WWHP@WHM Announcement & Celebration

We are pleased to announce that Worcester Women’s History Project has merged with Worcester Historical Museum.  WWHP will be referred to as Worcester Women’s History Project at Worcester Historical Museum, or WWHP@WHM.

WWHP started as a non-profit educational organization almost 30 years ago.  In 1994, a small group of women met at the YWCA of Worcester to begin planning a celebration of the 150th anniversary of the first National Woman’s Rights Convention held in Worcester in 1850, and to promote the history of women in the community, according to Lisa Connelly Cook, one of the organization’s founders.  

In late October 2000, six years later, a weekend of events called Women 2000 featured a reenactment of the original convention, performed by equity actors and community volunteers at Worcester’s Mechanics Hall (across the street from where the original convention was held in 1850).  WWHP commissioned playwright Louisa Burns-Bisogno to create a 90-minute dramatization of the original 2-day event.  In addition to this play, the Women 2000 celebration included a contemporary conference revisiting many issues discussed in 1850, such as increasing women’s access to education, government and employment as well as greater attention to cases of “outrage” against women.  
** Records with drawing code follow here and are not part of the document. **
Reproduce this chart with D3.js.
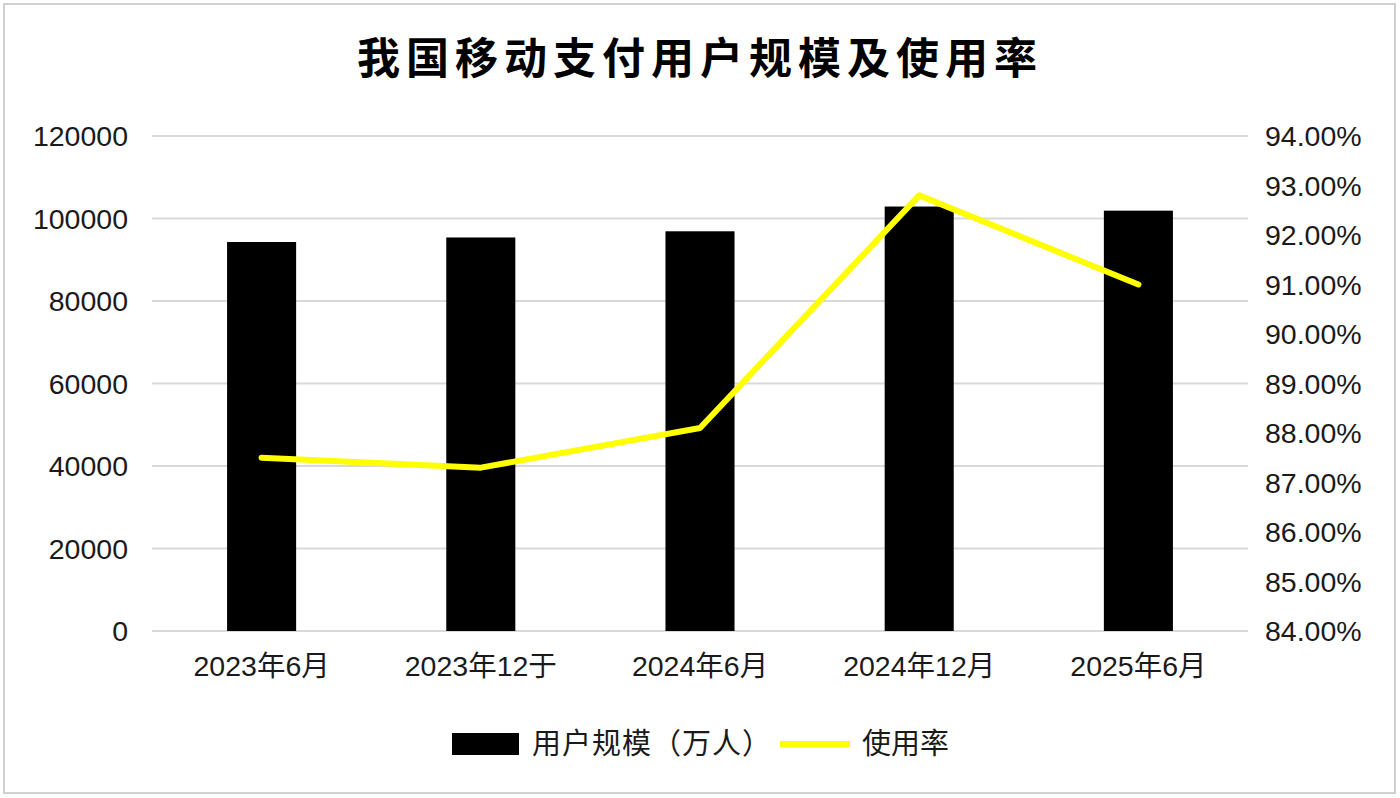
<!DOCTYPE html>
<html>
<head>
<meta charset="utf-8">
<script src="https://cdn.jsdelivr.net/npm/d3@7"></script>
<style>
  body { margin: 0; background: #fff; }
  text { font-family: "Liberation Sans", Arial, "Noto Sans CJK SC", sans-serif; fill: #1a1a1a; }
</style>
</head>
<body>
<svg id="chart" width="1400" height="798"></svg>
<script>
// data
var categories = ["2023年6月", "2023年12于", "2024年6月", "2024年12月", "2025年6月"];
var users = [94300, 95400, 96900, 102900, 101900];       // 用户规模（万人）
var rate = [87.5, 87.3, 88.1, 92.8, 91.0];                // 使用率 (%)
var leftTicks = [0, 20000, 40000, 60000, 80000, 100000, 120000];
var rightTicks = [84, 85, 86, 87, 88, 89, 90, 91, 92, 93, 94];

var svg = d3.select("#chart");
var margin = {left: 152, right: 152, top: 136, bottom: 167};
var width = 1400 - margin.left - margin.right;
var height = 798 - margin.top - margin.bottom;

// outer frame
svg.append("rect")
  .attr("x", 4).attr("y", 4)
  .attr("width", 1391).attr("height", 789)
  .attr("fill", "#fff")
  .attr("stroke", "#d0d0d0")
  .attr("stroke-width", 2);

svg.append("text")
  .attr("x", 700).attr("y", 74)
  .attr("text-anchor", "middle")
  .style("font-family", "'Noto Sans CJK SC', sans-serif")
  .style("font-weight", "bold")
  .style("font-size", "43px")
  .style("letter-spacing", "6px")
  .style("fill", "#000")
  .text("我国移动支付用户规模及使用率");

var g = svg.append("g")
  .attr("transform", "translate(" + margin.left + "," + margin.top + ")");

var x = d3.scaleBand().domain(categories).range([0, width]).paddingInner(0.685).paddingOuter(0.3425);
var xc = d3.scaleBand().domain(categories).range([0, width]);
var yL = d3.scaleLinear().domain([0, 120000]).range([height, 0]);
var yR = d3.scaleLinear().domain([84, 94]).range([height, 0]);

// gridlines
g.selectAll(".grid").data(leftTicks).enter()
  .append("line")
  .attr("class", "grid")
  .attr("x1", 0).attr("x2", width)
  .attr("y1", function(d){ return yL(d); })
  .attr("y2", function(d){ return yL(d); })
  .attr("stroke", "#d9d9d9")
  .attr("stroke-width", 2);

// left axis
var leftAxis = d3.axisLeft(yL).tickValues(leftTicks).tickSize(0).tickPadding(24)
  .tickFormat(function(d){ return d; });
g.append("g").attr("class", "yAxis").call(leftAxis)
  .call(function(a){ a.select(".domain").remove(); })
  .selectAll("text")
  .style("font-size", "28.5px")
  .attr("dy", "0.35em");

// right axis
var rightAxis = d3.axisRight(yR).tickValues(rightTicks).tickSize(0).tickPadding(117)
  .tickFormat(function(d){ return d.toFixed(2) + "%"; });
g.append("g").attr("class", "yAxisR")
  .attr("transform", "translate(" + (width - 100) + ",0)")
  .call(rightAxis)
  .call(function(a){ a.select(".domain").remove(); })
  .selectAll("text")
  .style("font-size", "28.5px")
  .attr("dy", "0.35em");

// x axis labels
var xAxis = d3.axisBottom(xc).tickSize(0).tickPadding(25);
g.append("g").attr("class", "xAxis")
  .attr("transform", "translate(0," + height + ")")
  .call(xAxis)
  .call(function(a){ a.select(".domain").remove(); })
  .selectAll("text")
  .style("font-size", "28.5px");

// bars
g.selectAll(".bar").data(users).enter()
  .append("rect")
  .attr("class", "bar")
  .attr("x", function(d, i){ return x(categories[i]); })
  .attr("width", x.bandwidth())
  .attr("y", function(d){ return yL(d); })
  .attr("height", function(d){ return height - yL(d); })
  .attr("fill", "#000");

// rate line
var line = d3.line()
  .x(function(d, i){ return xc(categories[i]) + xc.bandwidth() / 2; })
  .y(function(d){ return yR(d); });
g.append("path")
  .datum(rate)
  .attr("d", line)
  .attr("fill", "none")
  .attr("stroke", "#ffff00")
  .attr("stroke-width", 6)
  .attr("stroke-linejoin", "round")
  .attr("stroke-linecap", "round");

// legend
var legend = svg.append("g").attr("transform", "translate(0,744)");
legend.append("rect")
  .attr("x", 452).attr("y", -11)
  .attr("width", 67).attr("height", 22)
  .attr("fill", "#000");
legend.append("text")
  .attr("x", 532).attr("y", 0).attr("dy", "0.35em")
  .style("font-size", "29px")
  .style("letter-spacing", "1px")
  .text("用户规模（万人）");
legend.append("line")
  .attr("x1", 780).attr("x2", 850)
  .attr("y1", 0).attr("y2", 0)
  .attr("stroke", "#ffff00")
  .attr("stroke-width", 6);
legend.append("text")
  .attr("x", 862).attr("y", 0).attr("dy", "0.35em")
  .style("font-size", "29px")
  .text("使用率");
</script>
</body>
</html>
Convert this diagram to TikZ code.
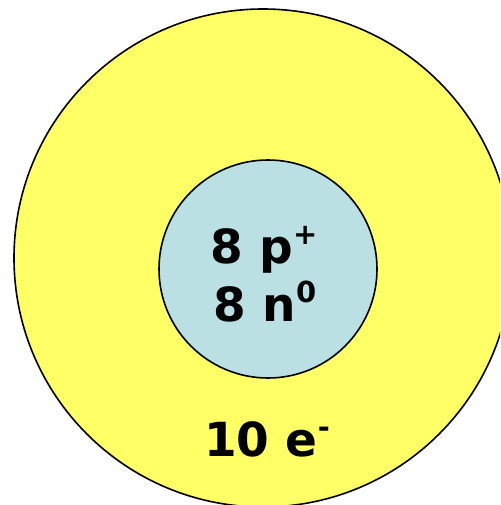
\documentclass[tikz,border=0pt]{standalone}
\usepackage{fontspec}
\setmainfont{DejaVu Sans}
\definecolor{shellyellow}{RGB}{255,255,102}
\definecolor{nucleusblue}{RGB}{186,224,228}
\newcommand{\supx}[1]{\raisebox{0.40em}{\fontsize{29}{29}\selectfont #1}}
\begin{document}
\begin{tikzpicture}[x=1pt,y=-1pt,
  ring/.style={circle,draw=black,line width=1.6pt,inner sep=0pt},
  lbl/.style={font=\bfseries\fontsize{47}{47}\selectfont,inner sep=0pt,anchor=base}]
\useasboundingbox (0,0) rectangle (500,505);
\clip (0,0) rectangle (500,505);
\node[ring,fill=shellyellow,minimum size=498pt] (shell) at (263,258) {};
\node[ring,fill=nucleusblue,minimum size=218pt] (nucleus) at (268,269) {};
\node[lbl] (protons) at (264,263) {8 p\supx{+}};
\node[lbl] (neutrons) at (265,321) {8 n\supx{0}};
\node[lbl] (electrons) at (267,456) {10 e\supx{-}};
\end{tikzpicture}
\end{document}
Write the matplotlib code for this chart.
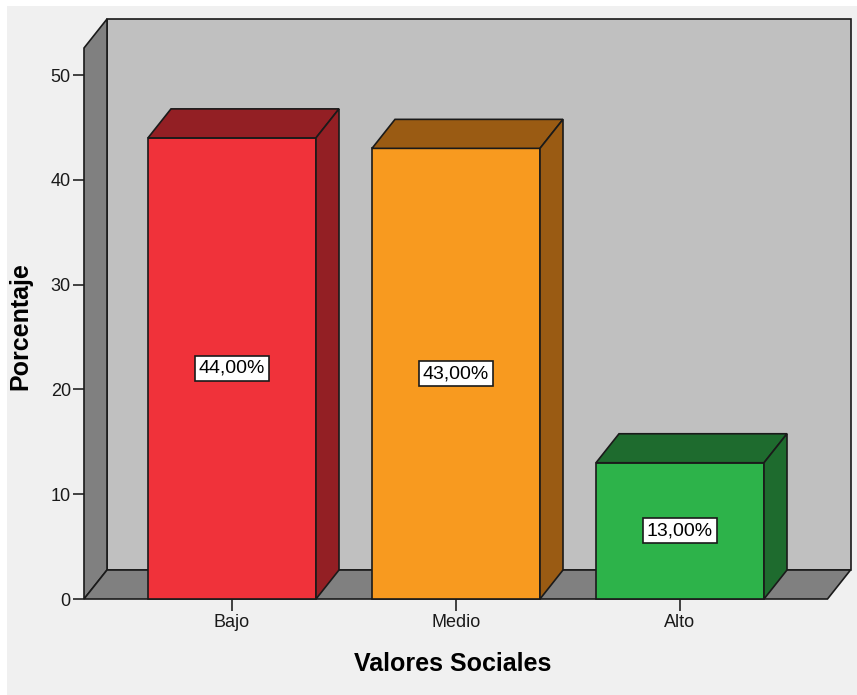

Cook, a scholar on the history of feminism in the United States, emphasized that among other demands, the 1850 convention, which included Black and white men as well as women from 11 states, called for “equality before the law without distinction of sex or color,” a controversial statement at the time.  Taking a clearly anti-racist position led to condemnation from many quarters, while roiling the early woman’s rights movement, catapulting it onto the international stage.  Cook asserts, “the controversy in 1850 reveals the early roots of twentieth century debates over the place of social justice, identity and inclusion within feminism.”

In addition to Women 2000, WWHP spearheaded the effort to place original portraits of four women in Mechanics Hall.  Portraits of Abby Kelley Foster, Lucy Stone, Dorothea Dix and Clara Barton, renown leaders of the 19th century, painted in a style to match the existing portraits, joined the men on the walls in October of 1999.  They may be seen today in the city’s famous performance venue.  

An ongoing effort started by WWHP is the Worcester Women’s Oral History Project, which began in 2005 to train local college students and community volunteers to record, document, and share the stories of Worcester-area women. While many of the Project’s almost 500 oral histories are available for viewing on the WWHP website, the permanent repository is at the Schlesinger Library of Radcliffe Institute at Harvard University. Dr. Charlene Martin, co-chair of the Worcester Women’s Oral History Project explains, “We seek to build community by sharing experiences through a diverse collection of women’s stories—stories that have previously been excluded from the historical narrative.”

The move to merge WWHP with WHM aligns the two organizations’ commitment to documenting and sharing the multi-layered stories that are the history of Worcester.   WHM began in 1875 as a society of men interested in preserving artifacts and telling stories of local history, according to Executive Director William Wallace, who added that it took nearly two decades before the association allowed women to join in 1893.  Prior to the recent merger, WWHP has maintained an office in WHM for several years and has held numerous public events at the museum. 

Partnership with WWHP furthers WHM’s commitment to expanding the scope of our shared history and its impact on community.  In recent years, WHM has embraced an effort to center previously marginalized histories, most recently establishing collections and creating programming emphasizing local LGBTQ+ experiences in partnership with The College of the Holy Cross, Clark University and WPI.  WHM has for decades cultivated similar collaborations to elevate important voices and tell often overlooked stories, beginning as early as 1983 with Worcester’s Jewish community—resulting in “Water Street, World Within A World”—to the current Worcester Black History Project as well as The Latino History Project of Worcester. “Somos Worcester,” a major bilingual exhibit documenting the local Latino experience will open at the Museum in spring 2024.

On October 26, 2023, WWHP@WHM will hold a public event to commemorate the 173rd anniversary of the 1850 convention.  Author Anne Marie Murphy will present “Women at Work in the City of Corsets,” and share from her new book, “A Proper Fit,” on women’s work in Worcester’s corset factories. Doors will open at 5:00 PM, with a program beginning at 5:30.  This event will be free and open to the public, but online registration is highly encouraged.